Photo by James Rogers
Photo by James Rogers

“My most frustrating running moment was my junior year at Hillsdale [College]. I had suffered a series of three stress fractures between my freshman and sophomore year, so I was out a year of racing. I came back really slowly. My junior year in cross-country, I was still running pretty slow. Hadn’t PR’d in two years. I had raced at our home course—ran the worst I ever finished on our team. And I just felt like my running career was going nowhere. … Immediately getting through that, my coach decided to have me do more of a fun race, a shorter one.
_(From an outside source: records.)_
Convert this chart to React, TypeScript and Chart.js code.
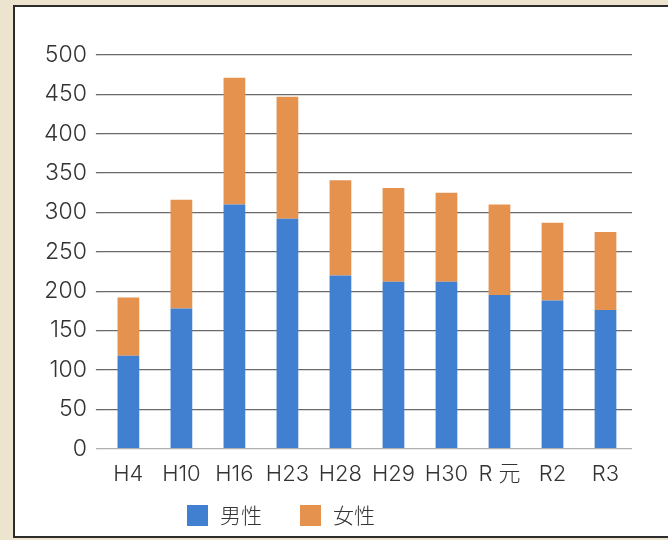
import React, { useEffect, useRef } from "react";
import { Chart, registerables } from "chart.js";

Chart.register(...registerables);

const categories = ["H4", "H10", "H16", "H23", "H28", "H29", "H30", "R 元", "R2", "R3"];
const maleValues = [118, 178, 310, 292, 220, 212, 212, 195, 188, 176];
const femaleValues = [74, 138, 161, 155, 121, 119, 113, 115, 99, 99];
const seriesLabels = ["男性", "女性"];
const seriesColors = ["#4180d0", "#e5924f"];
const yTicks = { min: 0, max: 500, step: 50 };

const FONT = "'Inter', 'Noto Sans CJK JP', sans-serif";

const legendPlugin = {
  id: "customLegend",
  afterDraw(chart: any) {
    const ctx = chart.ctx as CanvasRenderingContext2D;
    ctx.save();
    ctx.font = `300 21px ${FONT}`;
    ctx.textBaseline = "middle";
    ctx.textAlign = "left";
    let x = 187;
    const boxTop = 505;
    const box = 21;
    const cy = boxTop + box / 2;
    chart.data.datasets.forEach((ds: any) => {
      ctx.fillStyle = ds.backgroundColor;
      ctx.fillRect(x, boxTop, box, box);
      const tx = x + box + 12;
      ctx.fillStyle = "#333333";
      ctx.fillText(ds.label, tx, cy + 1);
      x = tx + ctx.measureText(ds.label).width + 38;
    });
    ctx.restore();
  },
};

export default function App() {
  const canvasRef = useRef<HTMLCanvasElement | null>(null);

  useEffect(() => {
    if (!canvasRef.current) return;
    const chart = new Chart(canvasRef.current, {
      type: "bar",
      data: {
        labels: categories,
        datasets: [
          {
            label: seriesLabels[0],
            data: maleValues,
            backgroundColor: seriesColors[0],
            barPercentage: 0.41,
            categoryPercentage: 1,
          },
          {
            label: seriesLabels[1],
            data: femaleValues,
            backgroundColor: seriesColors[1],
            barPercentage: 0.41,
            categoryPercentage: 1,
          },
        ],
      },
      options: {
        responsive: true,
        maintainAspectRatio: false,
        animation: false,
        devicePixelRatio: 1,
        layout: { padding: { left: 35, right: 36, top: 55, bottom: 39 } },
        plugins: {
          legend: { display: false },
          tooltip: { enabled: false },
        },
        scales: {
          x: {
            stacked: true,
            grid: { display: false, drawTicks: false },
            border: { display: false },
            ticks: {
              padding: 13,
              color: "#333333",
              font: { family: FONT, size: 22, weight: 300 as any },
            },
          },
          y: {
            stacked: true,
            min: yTicks.min,
            max: yTicks.max,
            border: { display: false },
            grid: {
              color: (c: any) => (c.tick && c.tick.value === 0 ? "#b0b0b0" : "#6a6a6a"),
              lineWidth: 1.3,
              tickLength: 6,
            },
            ticks: {
              stepSize: yTicks.step,
              padding: 9,
              color: "#333333",
              font: { family: FONT, size: 23, weight: 300 as any },
            },
          },
        },
      },
      plugins: [legendPlugin],
    });
    return () => chart.destroy();
  }, []);

  return (
    <div
      style={{
        position: "absolute",
        left: 0,
        top: 0,
        width: 668,
        height: 540,
        background: "#ece4cf",
        overflow: "hidden",
      }}
    >
      <div
        style={{
          position: "absolute",
          left: 13,
          top: 5,
          width: 670,
          height: 529,
          background: "#ffffff",
          border: "2px solid #2c2c2c",
          borderRight: "none",
          boxSizing: "content-box",
        }}
      />
      <div style={{ position: "absolute", left: 0, top: 0, width: 668, height: 540 }}>
        <canvas ref={canvasRef} />
      </div>
    </div>
  );
}
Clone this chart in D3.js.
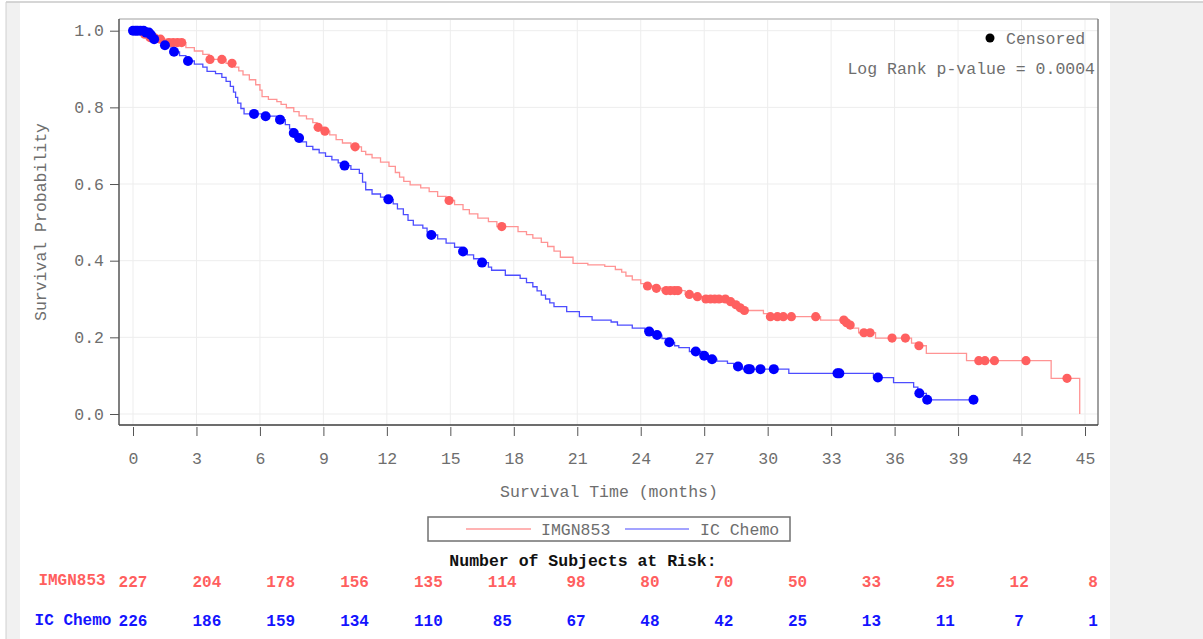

Get out there and just feel the point of racing again: to enjoy it. I ended up running pretty well, felt a little bit more competitive, came back three weeks later and finally PR’d by 45 seconds in the 6K. … Since that point, it’s been kind of a steady progression where I keep putting the work in, and I am seeing the results. That’s keeping me motivated. … We do have a tradition at Hillsdale College. It’s called the Cider Mill Run. Our coach [was] Wild Bill Lundberg, who is just a crazy coach, and what he has us do is we run for a couple miles in the woods, and we pick up all the glass bottles we can find. He’s got a pedestal that we’re supposed to put them on, and we’ll get rocks and take turns chucking the rocks. And whoever breaks the bottle gets a free pair of shoes. So this is what we do every year as our fun run the week before regionals.”

No. 98, Revisited [Runners]

Photo by James Rogers
Photo by James Rogers

“One of my biggest setbacks in high school would be having a stress fracture from my last season of track. This was going into senior season, big goals ahead. I had already committed to Michigan, but I still had times I wanted to get. … I had a really good indoor season, then two meets into the outdoor season, my shins just completely gave out on me. So I got an MRI, found out I had two stress fractures. So that kinda put a damper on training right away. I got to the Golden Triangle Meet at Saline, kinda like a state meet preview, and I got to run the 8 [800 meters] there—it was the last thing I did before taking a month-and-a-half off. So I spent a month-and-a-half in the pool. I’d get up in the morning and swim with the swim team. Then after school, either elliptical or bike and then get back in the pool. I did that all the way up to the regional meet, so I got to regionals, and I hadn’t been on a track up until like the day before, and that was just a couple of strides. So I got through that, qualified with a time, made it to the state meet. My coach from there had me doing workouts every once in a while. With 200 meters left in the state meet race though, I felt something shift in my shin, and it just gave out on me. So I went from being third with like 250 to go, to dead last. I got a pity clap coming in the homestretch—probably one of the worst moments ever. … So that was my transition into collegiate running.

“I got back for cross-country [at Michigan], and then same thing: double stress fractures again right before indoor started, except it was both legs this time. I kinda rushed back into training because I was really eager about starting college running. I felt like I had a little bit of ground to make up. … It was one of those things where you got to know the pool, the bike and the Ann Arbor swim club that comes in between 11 and 1. I knew their times, they knew me. We were on a first-name basis in the diving well. So that was one of those things where you didn’t really get to see the team very much freshman year, which was difficult. … But with maybe two months left in outdoor, I started training again, so I got to do my base mileage, and the upperclassmen girls were really good about bringing me back. I got to race one meet at the end of the season. It was just an 800, and I literally had not touched a track since doing a race [simulation] 600 indoor back in December. So [Coach] McGuire came up to me before, and in terms of life advice, McGuire is a pretty quiet guy, very few words. And the only thing he said to me was, ‘If you go out and try to lead this in a 60 or 61, I will run out onto the lane and tackle you’ and walked away. So I pretty much went out, sat back the first lap and then picked up the second lap again. Took his advice, and it went really well. I think I got second in the heat and broke my high school PR. So I went 2:14-low, and I was really happy with it for a first race back.”

Nos. 95, 96 & 97, Revisited [Runners]

Photo by James Rogers
Photo by James Rogers

Right: “I want to do a road mile. I want to break 16 in the 5K. I have wanted to break 17 in the 5K for a long time for cross-country, and I did it in my 6K on Sunday. I was so happy when I saw the time. Because that was my high school PR [17:00.2]. And we don’t run 5K very often [in college]. For so long I was like, ‘I can’t break my high school time.’ But I finally did it.”

“Talk about Coach McGuire. What has he taught you that you’ll take with you beyond Michigan?”

Right: “Tough love, don’t feel sorry for yourself, and just work hard. … There’s a level of accountability on the team, and so whenever there’s a period of no leadership and no seniors making sure everyone’s running enough miles, then the team’s way worse for a few years. … He really lets us create our own culture. He knows that even if he tried to create our culture, he couldn’t. You know what I mean? He’s one person, there’s 30 of us.”

Center: “He’s not really that involved in every single aspect of our training. He doesn’t tell us how many miles to run—it’s up to us. We adjust it to how we feel and how our bodies are reacting to it. … [Coach McGuire] is old enough and wise enough to know that this is the best way it works.”